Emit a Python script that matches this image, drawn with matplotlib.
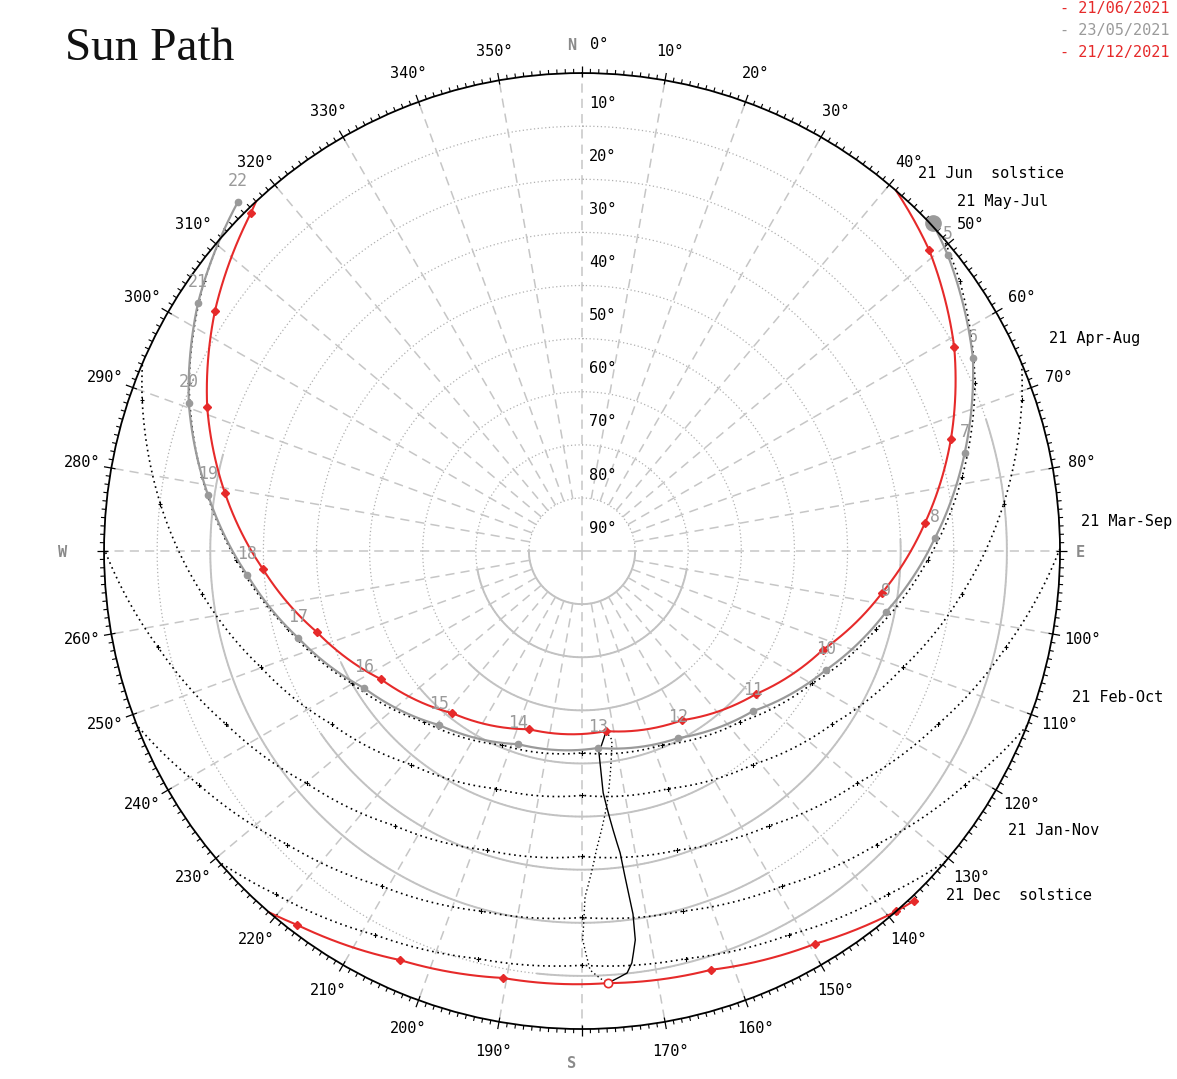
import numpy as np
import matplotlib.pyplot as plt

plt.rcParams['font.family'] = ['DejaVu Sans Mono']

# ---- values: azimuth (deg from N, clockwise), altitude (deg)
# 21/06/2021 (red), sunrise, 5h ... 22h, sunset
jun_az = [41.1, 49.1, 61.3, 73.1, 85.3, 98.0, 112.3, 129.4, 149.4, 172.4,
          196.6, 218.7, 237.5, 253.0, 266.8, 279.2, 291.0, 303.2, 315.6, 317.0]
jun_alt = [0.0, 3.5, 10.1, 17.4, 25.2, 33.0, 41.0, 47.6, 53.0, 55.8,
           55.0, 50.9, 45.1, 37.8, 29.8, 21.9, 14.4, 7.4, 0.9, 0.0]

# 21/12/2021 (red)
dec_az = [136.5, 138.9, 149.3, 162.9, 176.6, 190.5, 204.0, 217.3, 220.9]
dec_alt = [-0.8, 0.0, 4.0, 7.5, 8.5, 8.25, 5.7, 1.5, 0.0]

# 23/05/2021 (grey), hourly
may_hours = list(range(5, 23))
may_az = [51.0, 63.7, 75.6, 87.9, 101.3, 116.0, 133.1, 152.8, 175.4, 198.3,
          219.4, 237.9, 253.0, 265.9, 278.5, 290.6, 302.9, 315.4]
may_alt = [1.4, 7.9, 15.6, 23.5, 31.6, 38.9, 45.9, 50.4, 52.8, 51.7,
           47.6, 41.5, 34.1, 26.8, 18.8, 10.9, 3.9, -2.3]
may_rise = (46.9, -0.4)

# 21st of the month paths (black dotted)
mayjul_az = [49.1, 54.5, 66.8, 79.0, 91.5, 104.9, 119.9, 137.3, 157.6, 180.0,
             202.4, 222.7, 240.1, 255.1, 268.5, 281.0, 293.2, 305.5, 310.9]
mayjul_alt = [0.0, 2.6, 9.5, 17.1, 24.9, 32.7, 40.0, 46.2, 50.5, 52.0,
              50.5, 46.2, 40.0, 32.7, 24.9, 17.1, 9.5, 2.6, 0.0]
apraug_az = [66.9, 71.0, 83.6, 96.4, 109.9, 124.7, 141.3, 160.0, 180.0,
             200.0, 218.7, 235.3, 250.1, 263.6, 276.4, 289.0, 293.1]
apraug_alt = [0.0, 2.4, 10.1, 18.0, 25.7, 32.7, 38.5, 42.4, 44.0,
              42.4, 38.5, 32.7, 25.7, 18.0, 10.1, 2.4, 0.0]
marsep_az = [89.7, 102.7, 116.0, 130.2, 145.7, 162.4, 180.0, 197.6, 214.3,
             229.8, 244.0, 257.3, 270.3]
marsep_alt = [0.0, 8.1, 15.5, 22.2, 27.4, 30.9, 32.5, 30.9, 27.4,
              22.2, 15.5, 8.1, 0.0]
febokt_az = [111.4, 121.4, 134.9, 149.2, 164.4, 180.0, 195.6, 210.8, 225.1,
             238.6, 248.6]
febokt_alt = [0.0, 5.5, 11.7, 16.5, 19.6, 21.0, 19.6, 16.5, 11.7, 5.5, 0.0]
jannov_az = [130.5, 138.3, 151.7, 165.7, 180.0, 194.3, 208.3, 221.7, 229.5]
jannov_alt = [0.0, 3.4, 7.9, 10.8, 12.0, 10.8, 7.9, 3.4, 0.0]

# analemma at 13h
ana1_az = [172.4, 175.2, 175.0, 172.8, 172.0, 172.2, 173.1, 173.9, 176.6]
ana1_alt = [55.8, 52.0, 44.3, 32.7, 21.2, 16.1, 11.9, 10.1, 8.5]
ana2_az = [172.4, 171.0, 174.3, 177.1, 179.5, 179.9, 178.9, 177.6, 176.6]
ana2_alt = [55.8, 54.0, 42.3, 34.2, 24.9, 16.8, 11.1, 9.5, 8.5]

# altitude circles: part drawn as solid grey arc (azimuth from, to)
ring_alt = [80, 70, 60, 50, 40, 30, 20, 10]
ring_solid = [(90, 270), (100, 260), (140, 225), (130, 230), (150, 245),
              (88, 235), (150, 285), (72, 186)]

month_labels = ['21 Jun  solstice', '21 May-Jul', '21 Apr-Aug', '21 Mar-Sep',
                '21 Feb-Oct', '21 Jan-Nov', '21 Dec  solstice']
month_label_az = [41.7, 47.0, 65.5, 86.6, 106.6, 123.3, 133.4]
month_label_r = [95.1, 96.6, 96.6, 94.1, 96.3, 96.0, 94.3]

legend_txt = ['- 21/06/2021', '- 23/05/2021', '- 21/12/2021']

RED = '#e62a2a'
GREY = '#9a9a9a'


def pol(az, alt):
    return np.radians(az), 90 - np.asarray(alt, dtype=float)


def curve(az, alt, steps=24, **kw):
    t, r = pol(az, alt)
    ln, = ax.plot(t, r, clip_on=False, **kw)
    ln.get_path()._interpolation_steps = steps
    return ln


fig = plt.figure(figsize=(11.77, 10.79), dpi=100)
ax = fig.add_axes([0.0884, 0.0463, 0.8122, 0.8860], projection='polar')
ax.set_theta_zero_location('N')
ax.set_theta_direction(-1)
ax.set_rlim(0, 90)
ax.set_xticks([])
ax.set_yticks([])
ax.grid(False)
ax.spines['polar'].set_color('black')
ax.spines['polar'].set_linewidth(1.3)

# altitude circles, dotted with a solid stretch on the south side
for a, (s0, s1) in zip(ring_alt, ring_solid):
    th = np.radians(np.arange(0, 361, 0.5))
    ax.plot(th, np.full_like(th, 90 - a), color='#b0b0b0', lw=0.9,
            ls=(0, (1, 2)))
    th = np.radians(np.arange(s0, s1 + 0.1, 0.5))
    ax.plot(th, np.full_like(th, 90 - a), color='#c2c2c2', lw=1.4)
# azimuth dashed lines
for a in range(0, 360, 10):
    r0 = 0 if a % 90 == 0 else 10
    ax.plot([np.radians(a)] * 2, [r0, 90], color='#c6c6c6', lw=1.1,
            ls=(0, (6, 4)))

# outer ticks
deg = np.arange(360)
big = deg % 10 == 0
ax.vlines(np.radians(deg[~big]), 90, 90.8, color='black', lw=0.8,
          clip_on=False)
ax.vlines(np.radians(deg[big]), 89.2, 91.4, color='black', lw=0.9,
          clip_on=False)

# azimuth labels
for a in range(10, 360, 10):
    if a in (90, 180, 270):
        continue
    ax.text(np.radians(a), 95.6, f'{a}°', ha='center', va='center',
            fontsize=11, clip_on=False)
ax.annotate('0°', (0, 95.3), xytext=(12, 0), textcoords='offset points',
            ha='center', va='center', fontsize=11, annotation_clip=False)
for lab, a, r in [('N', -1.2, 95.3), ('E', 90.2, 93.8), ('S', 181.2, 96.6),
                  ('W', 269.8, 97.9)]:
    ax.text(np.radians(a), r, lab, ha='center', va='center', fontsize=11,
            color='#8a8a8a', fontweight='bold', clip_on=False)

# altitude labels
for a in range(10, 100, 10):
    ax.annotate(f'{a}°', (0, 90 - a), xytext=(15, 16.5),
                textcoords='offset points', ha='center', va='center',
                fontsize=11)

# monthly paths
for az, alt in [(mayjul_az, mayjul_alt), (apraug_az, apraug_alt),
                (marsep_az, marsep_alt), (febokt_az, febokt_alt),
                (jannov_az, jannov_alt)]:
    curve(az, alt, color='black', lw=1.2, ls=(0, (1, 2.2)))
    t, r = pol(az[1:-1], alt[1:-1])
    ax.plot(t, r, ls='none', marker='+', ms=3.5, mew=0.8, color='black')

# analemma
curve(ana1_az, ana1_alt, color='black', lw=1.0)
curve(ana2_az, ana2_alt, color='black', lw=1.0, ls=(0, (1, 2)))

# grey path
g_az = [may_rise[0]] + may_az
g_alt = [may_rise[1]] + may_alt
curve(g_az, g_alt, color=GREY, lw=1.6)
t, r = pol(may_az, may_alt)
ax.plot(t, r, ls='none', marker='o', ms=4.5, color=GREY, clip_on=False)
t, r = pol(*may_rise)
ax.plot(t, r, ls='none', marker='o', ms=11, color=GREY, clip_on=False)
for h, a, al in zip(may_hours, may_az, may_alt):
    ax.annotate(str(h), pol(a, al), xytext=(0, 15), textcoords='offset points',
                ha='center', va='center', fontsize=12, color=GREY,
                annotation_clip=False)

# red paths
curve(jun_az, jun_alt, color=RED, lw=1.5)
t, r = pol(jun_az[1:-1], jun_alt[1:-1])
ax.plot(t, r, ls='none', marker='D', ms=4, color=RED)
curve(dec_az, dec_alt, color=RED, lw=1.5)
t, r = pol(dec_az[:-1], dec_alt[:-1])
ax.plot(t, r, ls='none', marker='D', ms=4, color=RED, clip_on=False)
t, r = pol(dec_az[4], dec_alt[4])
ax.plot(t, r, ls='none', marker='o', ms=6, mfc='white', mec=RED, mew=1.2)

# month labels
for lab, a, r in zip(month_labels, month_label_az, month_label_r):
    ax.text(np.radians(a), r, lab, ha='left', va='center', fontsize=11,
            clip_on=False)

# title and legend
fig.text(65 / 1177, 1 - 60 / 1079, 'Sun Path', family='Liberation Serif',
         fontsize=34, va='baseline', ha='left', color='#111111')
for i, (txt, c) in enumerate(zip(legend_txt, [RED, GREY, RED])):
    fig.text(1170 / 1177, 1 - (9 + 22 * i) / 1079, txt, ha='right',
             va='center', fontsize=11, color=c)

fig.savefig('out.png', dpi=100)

++++++++++

▶ **What is needed**: Make an exact copy of the lines from the top of the material through the line with "may_rise = (46.9, -0.4)", pictures excluded.

▶ **Complete response**:
Emit a Python script that matches this image, drawn with matplotlib.
import numpy as np
import matplotlib.pyplot as plt

plt.rcParams['font.family'] = ['DejaVu Sans Mono']

# ---- values: azimuth (deg from N, clockwise), altitude (deg)
# 21/06/2021 (red), sunrise, 5h ... 22h, sunset
jun_az = [41.1, 49.1, 61.3, 73.1, 85.3, 98.0, 112.3, 129.4, 149.4, 172.4,
          196.6, 218.7, 237.5, 253.0, 266.8, 279.2, 291.0, 303.2, 315.6, 317.0]
jun_alt = [0.0, 3.5, 10.1, 17.4, 25.2, 33.0, 41.0, 47.6, 53.0, 55.8,
           55.0, 50.9, 45.1, 37.8, 29.8, 21.9, 14.4, 7.4, 0.9, 0.0]

# 21/12/2021 (red)
dec_az = [136.5, 138.9, 149.3, 162.9, 176.6, 190.5, 204.0, 217.3, 220.9]
dec_alt = [-0.8, 0.0, 4.0, 7.5, 8.5, 8.25, 5.7, 1.5, 0.0]

# 23/05/2021 (grey), hourly
may_hours = list(range(5, 23))
may_az = [51.0, 63.7, 75.6, 87.9, 101.3, 116.0, 133.1, 152.8, 175.4, 198.3,
          219.4, 237.9, 253.0, 265.9, 278.5, 290.6, 302.9, 315.4]
may_alt = [1.4, 7.9, 15.6, 23.5, 31.6, 38.9, 45.9, 50.4, 52.8, 51.7,
           47.6, 41.5, 34.1, 26.8, 18.8, 10.9, 3.9, -2.3]
may_rise = (46.9, -0.4)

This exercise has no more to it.